— start of DATA LINES —

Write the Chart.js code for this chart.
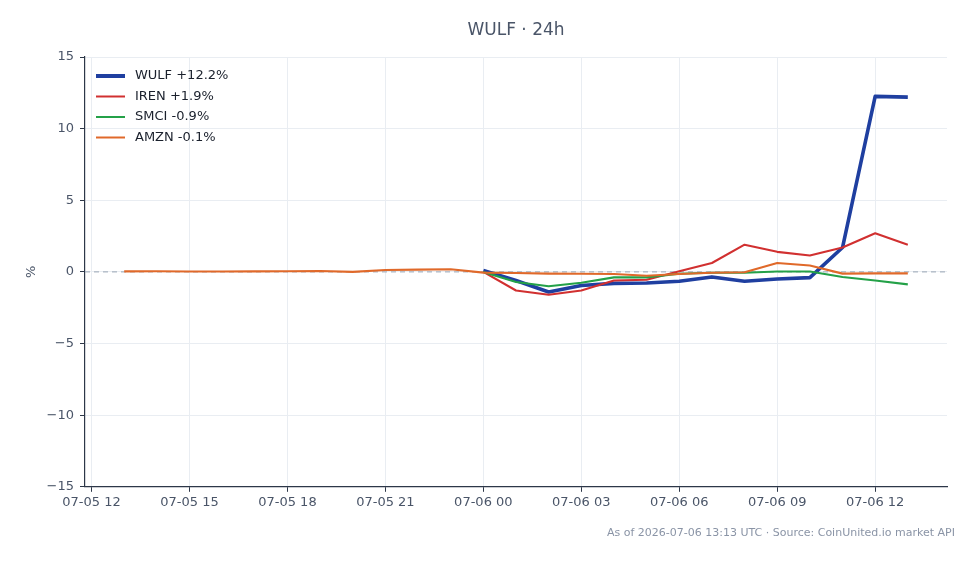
<!DOCTYPE html>
<html>
<head>
<meta charset="utf-8">
<script src="https://cdn.jsdelivr.net/npm/chart.js@4.4.1/dist/chart.umd.min.js"></script>
<style>
    body { margin: 0; background: #ffffff; }
    #wrap { width: 979px; height: 564px; }
</style>
</head>
<body>
<div id="wrap"><canvas id="chart" width="979" height="564"></canvas></div>
<script>
// hours counted from 07-05 12:00 UTC
const tickHours = [0, 3, 6, 9, 12, 15, 18, 21, 24];
const tickLabels = ['07-05 12', '07-05 15', '07-05 18', '07-05 21', '07-06 00', '07-06 03', '07-06 06', '07-06 09', '07-06 12'];

const amznHours = [1, 2, 3, 4, 5, 6, 7, 8, 9, 10, 11, 12, 13, 14, 15, 16, 17, 18, 19, 20, 21, 22, 23, 24, 25];
const amznValues = [0.04, 0.05, 0.03, 0.03, 0.04, 0.05, 0.06, 0.0, 0.13, 0.16, 0.18, -0.05, -0.08, -0.12, -0.13, -0.15, -0.27, -0.15, -0.06, -0.02, 0.62, 0.45, -0.12, -0.1, -0.1];

const sessionHours = [12, 13, 14, 15, 16, 17, 18, 19, 20, 21, 22, 23, 24, 25];
const wulfValues = [0.1, -0.6, -1.4, -0.95, -0.8, -0.78, -0.65, -0.35, -0.65, -0.5, -0.4, 1.7, 12.25, 12.2];
const irenValues = [0.0, -1.3, -1.6, -1.3, -0.6, -0.55, 0.05, 0.62, 1.9, 1.4, 1.15, 1.7, 2.7, 1.9];
const smciValues = [0.0, -0.7, -1.0, -0.76, -0.38, -0.38, -0.13, -0.06, -0.06, 0.03, 0.03, -0.36, -0.6, -0.87];

const seriesNames = ['WULF +12.2%', 'IREN +1.9%', 'SMCI -0.9%', 'AMZN -0.1%'];
const chartTitle = 'WULF \u00b7 24h';

const toPoints = (xs, ys) => xs.map((x, i) => ({ x: x, y: ys[i] }));

const textColor = '#4a5568';
const axisColor = '#2d3748';
const gridColor = '#e9edf2';

// title centred over the plot, dashed zero line, legend inside the plot
const extrasPlugin = {
    id: 'extras',
    beforeDatasetsDraw(chart) {
        const { ctx, chartArea, scales } = chart;
        const y0 = scales.y.getPixelForValue(0);
        ctx.save();
        ctx.strokeStyle = '#9aa5b4';
        ctx.lineWidth = 1;
        ctx.setLineDash([5, 4]);
        ctx.beginPath();
        ctx.moveTo(chartArea.left, y0);
        ctx.lineTo(chartArea.right, y0);
        ctx.stroke();
        ctx.restore();
    },
    afterDatasetsDraw(chart) {
        const { ctx, chartArea } = chart;
        ctx.save();
        ctx.font = '17px "DejaVu Sans"';
        ctx.fillStyle = textColor;
        ctx.textAlign = 'center';
        ctx.textBaseline = 'middle';
        ctx.fillText(chartTitle, (chartArea.left + chartArea.right) / 2, chartArea.top - 26);

        ctx.font = '13px "DejaVu Sans"';
        ctx.textAlign = 'left';
        chart.data.datasets.forEach((ds, i) => {
            const y = chartArea.top + 19 + i * 20.5;
            const x = chartArea.left + 11;
            ctx.strokeStyle = ds.borderColor;
            ctx.lineWidth = i === 0 ? 4 : 2;
            ctx.beginPath();
            ctx.moveTo(x, y);
            ctx.lineTo(x + 29, y);
            ctx.stroke();
            ctx.fillStyle = '#1a202c';
            ctx.fillText(ds.label, x + 39, y);
        });
        ctx.restore();
    }
};

const ctx = document.getElementById('chart').getContext('2d');
new Chart(ctx, {
    type: 'line',
    data: {
        datasets: [
            { label: seriesNames[0], data: toPoints(sessionHours, wulfValues), borderColor: '#1f3fa0', borderWidth: 3.6, order: 4 },
            { label: seriesNames[1], data: toPoints(sessionHours, irenValues), borderColor: '#d13030', borderWidth: 2.1, order: 3 },
            { label: seriesNames[2], data: toPoints(sessionHours, smciValues), borderColor: '#24a148', borderWidth: 2.1, order: 2 },
            { label: seriesNames[3], data: toPoints(amznHours, amznValues), borderColor: '#e0692a', borderWidth: 2.1, order: 1 }
        ]
    },
    options: {
        responsive: false,
        animation: false,
        elements: {
            point: { radius: 0 },
            line: { tension: 0, fill: false, borderJoinStyle: 'round', borderCapStyle: 'butt' }
        },
        layout: { padding: { left: 0, right: 24, top: 57, bottom: 0 } },
        scales: {
            x: {
                type: 'linear',
                min: -0.2,
                max: 26.2,
                afterBuildTicks: (scale) => { scale.ticks = tickHours.map(v => ({ value: v })); },
                afterFit: (scale) => { scale.height = 30; },
                ticks: {
                    color: textColor,
                    font: { family: 'DejaVu Sans', size: 13 },
                    padding: 3,
                    maxRotation: 0,
                    autoSkip: false,
                    callback: (value) => tickLabels[tickHours.indexOf(value)]
                },
                grid: { color: gridColor, tickColor: axisColor, tickLength: 5, lineWidth: 1 },
                border: { color: axisColor, width: 1.2 }
            },
            y: {
                min: -15,
                max: 15,
                afterFit: (scale) => { scale.width = 85; },
                ticks: {
                    stepSize: 5,
                    color: textColor,
                    font: { family: 'DejaVu Sans', size: 13 },
                    padding: 6,
                    callback: (value) => String(value).replace('-', '\u2212')
                },
                grid: { color: gridColor, tickColor: axisColor, tickLength: 5, lineWidth: 1 },
                border: { color: axisColor, width: 1.2 },
                title: {
                    display: true,
                    text: '%',
                    color: textColor,
                    font: { family: 'DejaVu Sans', size: 13 },
                    padding: { top: 24, bottom: 0 }
                }
            },
            // empty spacer on the right so the footer can reach further right than the plot
            spacer: {
                position: 'right',
                afterFit: (scale) => { scale.width = 8; },
                ticks: { display: false },
                grid: { drawOnChartArea: false, drawTicks: false },
                border: { display: false }
            }
        },
        plugins: {
            legend: { display: false },
            tooltip: { enabled: false },
            title: { display: false },
            subtitle: {
                display: true,
                position: 'bottom',
                align: 'end',
                text: 'As of 2026-07-06 13:13 UTC \u00b7 Source: CoinUnited.io market API',
                color: '#8a94a6',
                font: { family: 'DejaVu Sans', size: 11 },
                padding: { top: 10, bottom: 24 }
            }
        }
    },
    plugins: [extrasPlugin]
});
</script>
</body>
</html>
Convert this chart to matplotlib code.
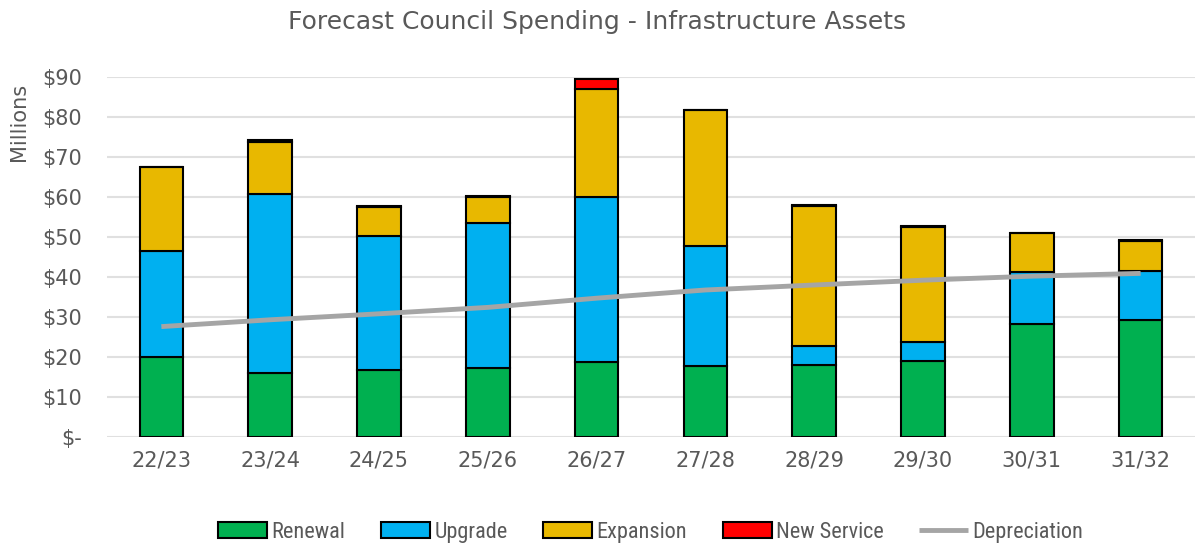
import matplotlib.pyplot as plt
from matplotlib import font_manager
from matplotlib.ticker import FuncFormatter
import numpy as np

plt.rcParams['font.family'] = ['DejaVu Sans']
names = {f.name for f in font_manager.fontManager.ttflist}
legend_font = 'Roboto Condensed' if 'Roboto Condensed' in names else 'DejaVu Sans'

years = ['22/23', '23/24', '24/25', '25/26', '26/27', '27/28', '28/29', '29/30', '30/31', '31/32']
renewal = [20.1, 16.1, 16.8, 17.2, 18.8, 17.75, 18.1, 19.1, 28.25, 29.25]
upgrade = [26.3, 44.65, 33.5, 36.4, 41.2, 30.05, 4.65, 4.7, 13.0, 12.15]
expansion = [21.0, 13.05, 7.2, 6.5, 27.1, 33.95, 35.0, 28.6, 9.65, 7.5]
new_service = [0.0, 0.4, 0.2, 0.2, 2.4, 0.0, 0.3, 0.3, 0.2, 0.3]
depreciation = [27.6, 29.3, 30.8, 32.4, 34.7, 36.75, 38.0, 39.2, 40.2, 40.9]

text_col = '#595959'
fig = plt.figure(figsize=(11.95, 5.44), dpi=100)
ax = fig.add_axes([0.0895, 0.1967, 0.9105, 0.6618])

x = np.arange(len(years))
w = 0.4
bottom = np.zeros(len(years))
series = [('Renewal', renewal, '#00B050'), ('Upgrade', upgrade, '#00B0F0'),
          ('Expansion', expansion, '#E8B800'), ('New Service', new_service, '#FF0000')]
handles = []
for label, vals, col in series:
    h = ax.bar(x, vals, w, bottom=bottom, color=col, edgecolor='black', linewidth=1.5,
               label=label, zorder=2)
    handles.append(h)
    bottom += np.array(vals)

line, = ax.plot(x, depreciation, color='#A5A5A5', linewidth=3.5, label='Depreciation',
                zorder=3, solid_capstyle='butt')
handles.append(line)

ax.set_xlim(-0.5, len(years) - 0.5)
ax.set_ylim(0, 90)
ax.set_yticks(np.arange(0, 91, 10))
ax.yaxis.set_major_formatter(FuncFormatter(lambda v, p: '$-' if v == 0 else f'${v:.0f}'))
ax.set_xticks(x)
ax.set_xticklabels(years)
ax.grid(axis='y', color='#E0E0E0', linewidth=1.5, zorder=0)
for s in ax.spines.values():
    s.set_visible(False)
ax.tick_params(length=0, labelsize=15, colors=text_col)
ax.tick_params(axis='x', pad=10)
ax.tick_params(axis='y', pad=18)
ax.set_ylabel('Millions', fontsize=15, color=text_col)
ax.yaxis.set_label_coords(-0.072, 0.875)

fig.suptitle('Forecast Council Spending - Infrastructure Assets', fontsize=18,
             color=text_col, y=0.982)

ax.legend(handles=handles, loc='center', bbox_to_anchor=(0.5, -0.265), ncol=5, frameon=False,
          prop={'family': legend_font, 'size': 16}, labelcolor=text_col,
          handlelength=2.2, handleheight=0.7, columnspacing=1.6, handletextpad=0.2)

fig.savefig('out.png', dpi=100)
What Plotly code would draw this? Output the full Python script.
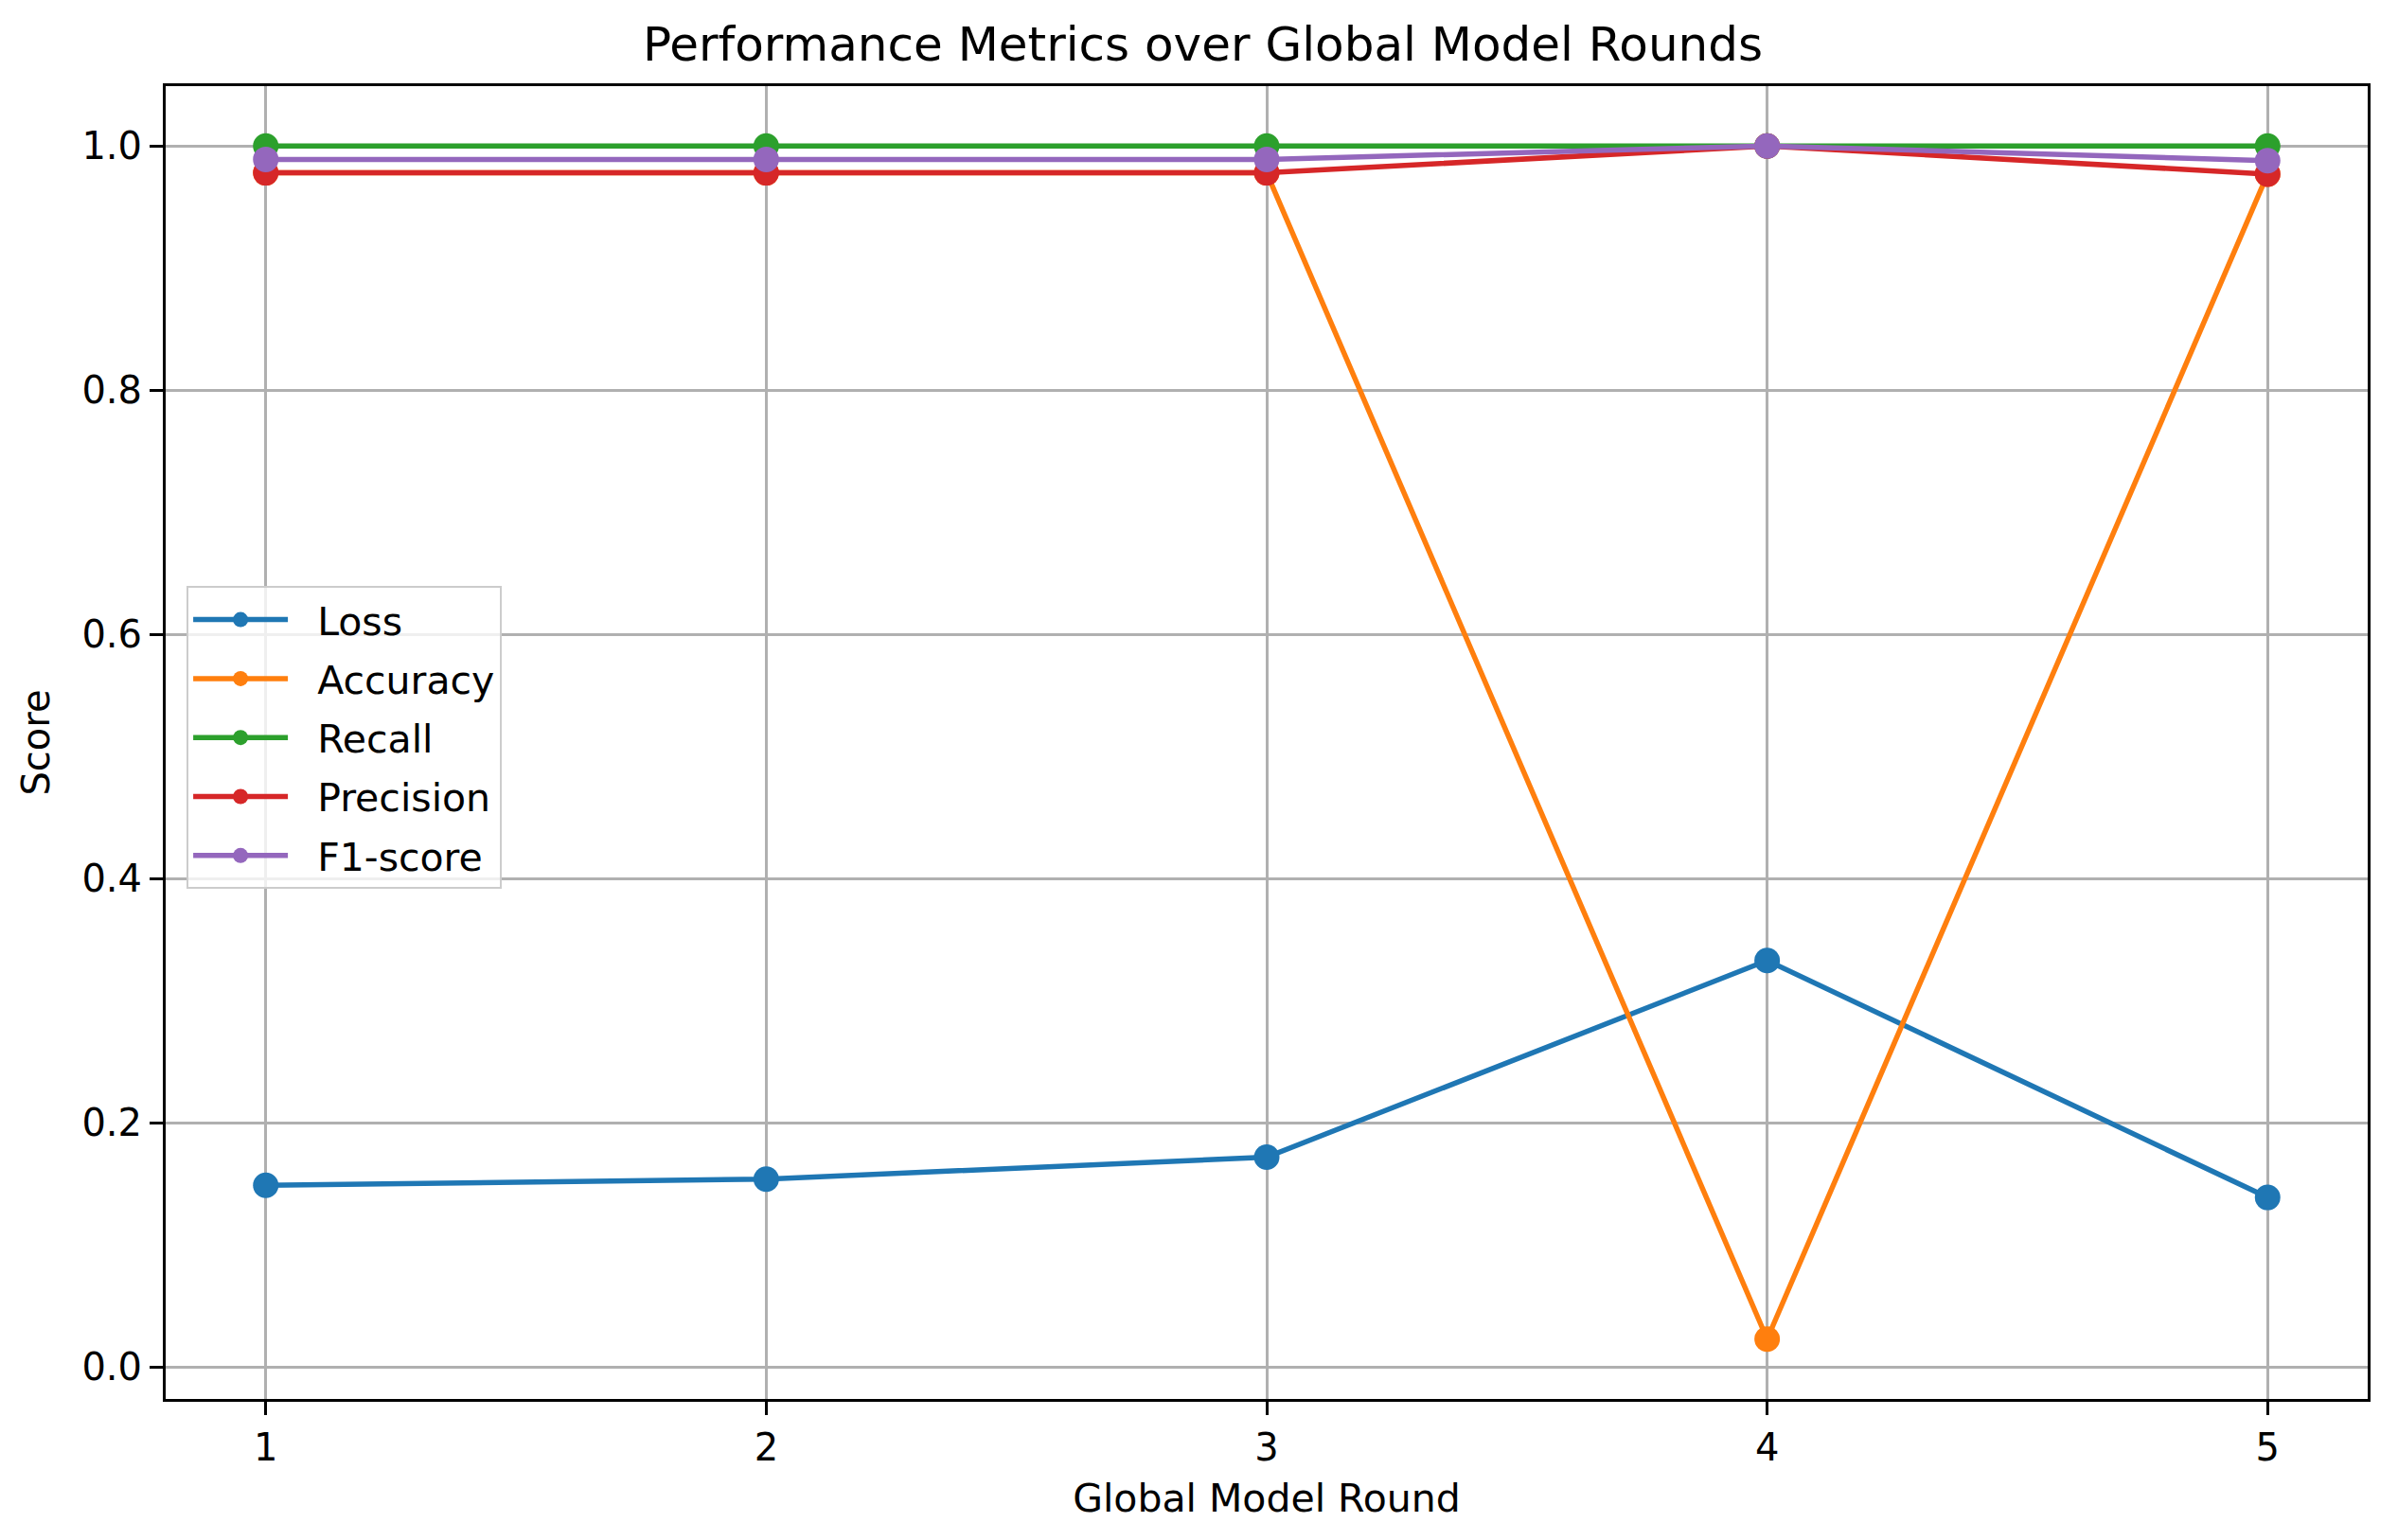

— end of DATA LINES —

§ **WHAT YOU NEED TO DO**:
Skip all pictures and retype only the stretch from the line that holds "Convert this chart to matplotlib code." through the line that holds "import numpy as np", exactly as written.

§ **TASK ANSWER**:
Convert this chart to matplotlib code.
import matplotlib.pyplot as plt
from matplotlib import font_manager
from matplotlib.ticker import FuncFormatter
import numpy as np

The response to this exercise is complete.